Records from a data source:
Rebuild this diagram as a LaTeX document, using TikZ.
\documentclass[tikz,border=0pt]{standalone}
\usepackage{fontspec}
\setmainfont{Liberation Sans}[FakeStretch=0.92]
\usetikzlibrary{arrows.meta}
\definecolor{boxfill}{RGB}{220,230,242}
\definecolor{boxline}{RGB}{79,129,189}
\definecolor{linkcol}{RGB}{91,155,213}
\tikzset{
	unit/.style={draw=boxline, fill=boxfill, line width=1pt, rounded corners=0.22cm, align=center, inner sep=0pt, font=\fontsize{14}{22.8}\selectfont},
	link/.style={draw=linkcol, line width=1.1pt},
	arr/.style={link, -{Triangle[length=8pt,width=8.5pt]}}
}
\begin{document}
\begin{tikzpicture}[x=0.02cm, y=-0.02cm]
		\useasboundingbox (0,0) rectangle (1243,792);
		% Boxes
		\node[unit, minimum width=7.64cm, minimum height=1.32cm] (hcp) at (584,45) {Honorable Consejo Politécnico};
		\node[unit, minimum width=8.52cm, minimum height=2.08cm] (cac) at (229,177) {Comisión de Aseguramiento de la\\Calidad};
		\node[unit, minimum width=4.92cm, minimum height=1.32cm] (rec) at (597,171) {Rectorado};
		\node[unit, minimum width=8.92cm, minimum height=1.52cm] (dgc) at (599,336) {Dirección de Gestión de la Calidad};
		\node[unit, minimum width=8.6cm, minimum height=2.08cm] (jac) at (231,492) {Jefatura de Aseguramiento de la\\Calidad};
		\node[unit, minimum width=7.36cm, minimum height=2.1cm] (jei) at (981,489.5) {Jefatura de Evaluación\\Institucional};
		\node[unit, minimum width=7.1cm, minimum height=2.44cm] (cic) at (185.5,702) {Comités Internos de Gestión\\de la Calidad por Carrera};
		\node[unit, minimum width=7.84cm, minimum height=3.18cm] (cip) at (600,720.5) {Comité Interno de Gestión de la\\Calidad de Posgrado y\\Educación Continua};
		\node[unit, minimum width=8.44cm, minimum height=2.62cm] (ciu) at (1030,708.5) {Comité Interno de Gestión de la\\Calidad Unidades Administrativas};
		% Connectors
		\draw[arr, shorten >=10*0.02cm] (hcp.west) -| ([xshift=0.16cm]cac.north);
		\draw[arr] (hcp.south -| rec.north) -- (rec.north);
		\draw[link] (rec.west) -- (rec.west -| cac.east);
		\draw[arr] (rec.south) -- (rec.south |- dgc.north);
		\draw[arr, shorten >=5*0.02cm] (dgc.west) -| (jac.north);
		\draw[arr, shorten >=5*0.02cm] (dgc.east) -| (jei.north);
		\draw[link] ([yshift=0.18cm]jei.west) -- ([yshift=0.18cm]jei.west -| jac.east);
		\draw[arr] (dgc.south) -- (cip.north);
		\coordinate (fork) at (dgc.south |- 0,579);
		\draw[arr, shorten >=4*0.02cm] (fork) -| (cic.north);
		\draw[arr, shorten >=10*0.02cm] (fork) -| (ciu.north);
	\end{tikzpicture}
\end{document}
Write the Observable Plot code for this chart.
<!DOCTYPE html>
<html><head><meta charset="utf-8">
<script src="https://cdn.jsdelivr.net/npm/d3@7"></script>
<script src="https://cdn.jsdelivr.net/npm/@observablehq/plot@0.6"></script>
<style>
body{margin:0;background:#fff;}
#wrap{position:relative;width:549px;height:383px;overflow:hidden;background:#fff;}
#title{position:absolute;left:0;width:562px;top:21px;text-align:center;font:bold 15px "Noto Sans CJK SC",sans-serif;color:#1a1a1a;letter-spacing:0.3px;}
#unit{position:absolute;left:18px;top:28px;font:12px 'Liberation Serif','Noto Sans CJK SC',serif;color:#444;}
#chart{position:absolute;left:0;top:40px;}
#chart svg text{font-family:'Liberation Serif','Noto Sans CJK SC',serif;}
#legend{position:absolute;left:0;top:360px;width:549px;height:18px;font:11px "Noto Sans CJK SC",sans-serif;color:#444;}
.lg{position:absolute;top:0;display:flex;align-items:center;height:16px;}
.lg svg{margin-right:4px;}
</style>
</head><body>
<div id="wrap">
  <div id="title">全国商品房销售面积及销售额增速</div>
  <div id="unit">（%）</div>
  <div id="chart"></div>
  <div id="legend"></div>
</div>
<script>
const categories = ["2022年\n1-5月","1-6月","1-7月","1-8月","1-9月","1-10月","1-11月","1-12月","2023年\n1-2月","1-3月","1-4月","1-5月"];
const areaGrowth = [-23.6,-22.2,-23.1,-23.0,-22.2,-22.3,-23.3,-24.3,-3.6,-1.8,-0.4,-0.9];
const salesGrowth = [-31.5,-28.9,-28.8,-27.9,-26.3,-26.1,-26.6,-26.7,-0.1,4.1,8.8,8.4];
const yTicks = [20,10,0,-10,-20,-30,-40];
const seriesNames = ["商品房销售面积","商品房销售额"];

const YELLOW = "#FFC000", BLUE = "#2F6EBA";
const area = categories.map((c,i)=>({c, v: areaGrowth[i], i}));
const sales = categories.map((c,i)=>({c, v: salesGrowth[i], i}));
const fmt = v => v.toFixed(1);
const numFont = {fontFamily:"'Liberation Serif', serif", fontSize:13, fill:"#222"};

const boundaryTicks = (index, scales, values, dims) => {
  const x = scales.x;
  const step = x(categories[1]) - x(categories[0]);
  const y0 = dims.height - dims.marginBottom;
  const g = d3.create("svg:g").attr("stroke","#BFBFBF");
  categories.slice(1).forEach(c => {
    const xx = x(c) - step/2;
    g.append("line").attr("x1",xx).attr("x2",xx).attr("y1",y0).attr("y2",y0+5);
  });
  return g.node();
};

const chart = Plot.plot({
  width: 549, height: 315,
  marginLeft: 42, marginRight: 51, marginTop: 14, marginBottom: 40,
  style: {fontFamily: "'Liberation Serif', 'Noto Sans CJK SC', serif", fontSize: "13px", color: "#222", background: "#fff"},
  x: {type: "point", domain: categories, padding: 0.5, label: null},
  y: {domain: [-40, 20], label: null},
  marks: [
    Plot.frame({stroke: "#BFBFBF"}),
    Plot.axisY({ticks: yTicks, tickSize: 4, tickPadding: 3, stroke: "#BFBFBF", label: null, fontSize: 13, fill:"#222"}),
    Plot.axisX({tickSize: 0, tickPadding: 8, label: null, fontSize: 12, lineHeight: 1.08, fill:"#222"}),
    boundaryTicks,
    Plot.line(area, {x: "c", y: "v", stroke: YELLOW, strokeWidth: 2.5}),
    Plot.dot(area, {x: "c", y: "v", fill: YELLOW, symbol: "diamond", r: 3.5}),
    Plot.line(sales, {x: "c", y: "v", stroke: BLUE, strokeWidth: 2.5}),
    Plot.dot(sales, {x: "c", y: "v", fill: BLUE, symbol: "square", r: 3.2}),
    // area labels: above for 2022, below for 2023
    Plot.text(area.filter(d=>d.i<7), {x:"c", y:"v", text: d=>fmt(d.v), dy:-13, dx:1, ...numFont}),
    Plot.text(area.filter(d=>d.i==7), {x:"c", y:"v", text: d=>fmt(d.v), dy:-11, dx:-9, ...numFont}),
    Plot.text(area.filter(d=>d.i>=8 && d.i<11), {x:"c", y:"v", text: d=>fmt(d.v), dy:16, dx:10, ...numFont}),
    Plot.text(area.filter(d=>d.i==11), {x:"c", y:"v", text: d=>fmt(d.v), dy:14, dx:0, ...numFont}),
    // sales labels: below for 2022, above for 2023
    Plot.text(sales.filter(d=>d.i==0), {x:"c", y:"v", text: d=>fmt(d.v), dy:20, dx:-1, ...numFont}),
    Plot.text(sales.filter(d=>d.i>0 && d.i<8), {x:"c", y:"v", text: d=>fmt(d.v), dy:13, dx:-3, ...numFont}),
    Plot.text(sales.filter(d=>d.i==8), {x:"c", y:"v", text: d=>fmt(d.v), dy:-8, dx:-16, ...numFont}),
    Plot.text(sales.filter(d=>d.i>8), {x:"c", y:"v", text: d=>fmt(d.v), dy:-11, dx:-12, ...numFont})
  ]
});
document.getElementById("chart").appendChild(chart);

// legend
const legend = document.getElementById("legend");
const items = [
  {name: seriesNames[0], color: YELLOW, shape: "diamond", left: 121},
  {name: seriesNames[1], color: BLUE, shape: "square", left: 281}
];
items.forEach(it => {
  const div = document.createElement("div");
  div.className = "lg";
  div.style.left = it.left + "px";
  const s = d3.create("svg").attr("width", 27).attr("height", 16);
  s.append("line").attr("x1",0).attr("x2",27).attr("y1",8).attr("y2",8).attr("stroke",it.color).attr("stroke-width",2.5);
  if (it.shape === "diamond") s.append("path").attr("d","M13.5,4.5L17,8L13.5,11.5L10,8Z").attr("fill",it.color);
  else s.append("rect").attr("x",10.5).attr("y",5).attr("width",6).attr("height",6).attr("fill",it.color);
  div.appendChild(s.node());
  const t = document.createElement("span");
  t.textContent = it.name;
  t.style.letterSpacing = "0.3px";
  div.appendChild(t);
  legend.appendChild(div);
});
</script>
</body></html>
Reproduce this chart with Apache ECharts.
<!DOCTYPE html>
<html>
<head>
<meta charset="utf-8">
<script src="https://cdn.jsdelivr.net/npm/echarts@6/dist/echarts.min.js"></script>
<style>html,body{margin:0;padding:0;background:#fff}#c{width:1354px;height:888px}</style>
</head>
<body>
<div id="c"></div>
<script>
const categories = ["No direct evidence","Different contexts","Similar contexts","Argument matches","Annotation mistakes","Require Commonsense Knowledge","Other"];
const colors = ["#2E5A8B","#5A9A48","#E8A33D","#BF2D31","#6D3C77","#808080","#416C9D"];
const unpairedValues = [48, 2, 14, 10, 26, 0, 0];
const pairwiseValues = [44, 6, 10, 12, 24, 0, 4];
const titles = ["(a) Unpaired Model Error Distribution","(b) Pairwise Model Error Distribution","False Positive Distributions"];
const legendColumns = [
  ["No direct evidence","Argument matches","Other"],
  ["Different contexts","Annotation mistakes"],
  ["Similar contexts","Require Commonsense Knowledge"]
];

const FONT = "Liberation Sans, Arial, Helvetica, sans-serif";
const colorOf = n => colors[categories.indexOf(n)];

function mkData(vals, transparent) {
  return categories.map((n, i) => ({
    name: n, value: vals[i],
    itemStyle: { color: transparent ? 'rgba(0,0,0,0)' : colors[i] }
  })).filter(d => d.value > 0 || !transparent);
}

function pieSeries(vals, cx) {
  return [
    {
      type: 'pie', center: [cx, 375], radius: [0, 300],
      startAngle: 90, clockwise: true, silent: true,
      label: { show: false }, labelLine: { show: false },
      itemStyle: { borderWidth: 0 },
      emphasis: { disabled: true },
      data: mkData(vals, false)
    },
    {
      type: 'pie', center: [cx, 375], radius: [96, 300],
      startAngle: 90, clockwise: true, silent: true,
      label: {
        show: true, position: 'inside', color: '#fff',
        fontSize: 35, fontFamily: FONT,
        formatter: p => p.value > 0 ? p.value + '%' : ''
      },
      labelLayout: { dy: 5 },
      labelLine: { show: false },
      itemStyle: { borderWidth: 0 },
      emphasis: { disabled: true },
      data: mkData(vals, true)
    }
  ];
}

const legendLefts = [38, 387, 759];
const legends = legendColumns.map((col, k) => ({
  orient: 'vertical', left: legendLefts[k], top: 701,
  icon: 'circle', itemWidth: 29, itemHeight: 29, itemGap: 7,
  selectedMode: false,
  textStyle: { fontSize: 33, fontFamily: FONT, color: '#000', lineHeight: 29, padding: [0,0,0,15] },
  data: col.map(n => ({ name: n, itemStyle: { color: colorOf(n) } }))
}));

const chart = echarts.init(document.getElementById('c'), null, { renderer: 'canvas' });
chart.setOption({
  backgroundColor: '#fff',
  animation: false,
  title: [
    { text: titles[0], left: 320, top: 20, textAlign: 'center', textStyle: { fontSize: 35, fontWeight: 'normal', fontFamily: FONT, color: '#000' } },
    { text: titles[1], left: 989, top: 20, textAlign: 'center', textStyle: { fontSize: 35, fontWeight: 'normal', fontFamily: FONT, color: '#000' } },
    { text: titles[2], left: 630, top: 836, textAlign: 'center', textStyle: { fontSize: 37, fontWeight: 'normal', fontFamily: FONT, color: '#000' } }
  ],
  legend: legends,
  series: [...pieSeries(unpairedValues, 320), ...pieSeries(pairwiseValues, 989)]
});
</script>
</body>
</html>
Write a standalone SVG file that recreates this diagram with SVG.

• **Given problem**: Of all the lines in the material above, how many contain the word "this"? Give only the count.

• **Task solution**: 4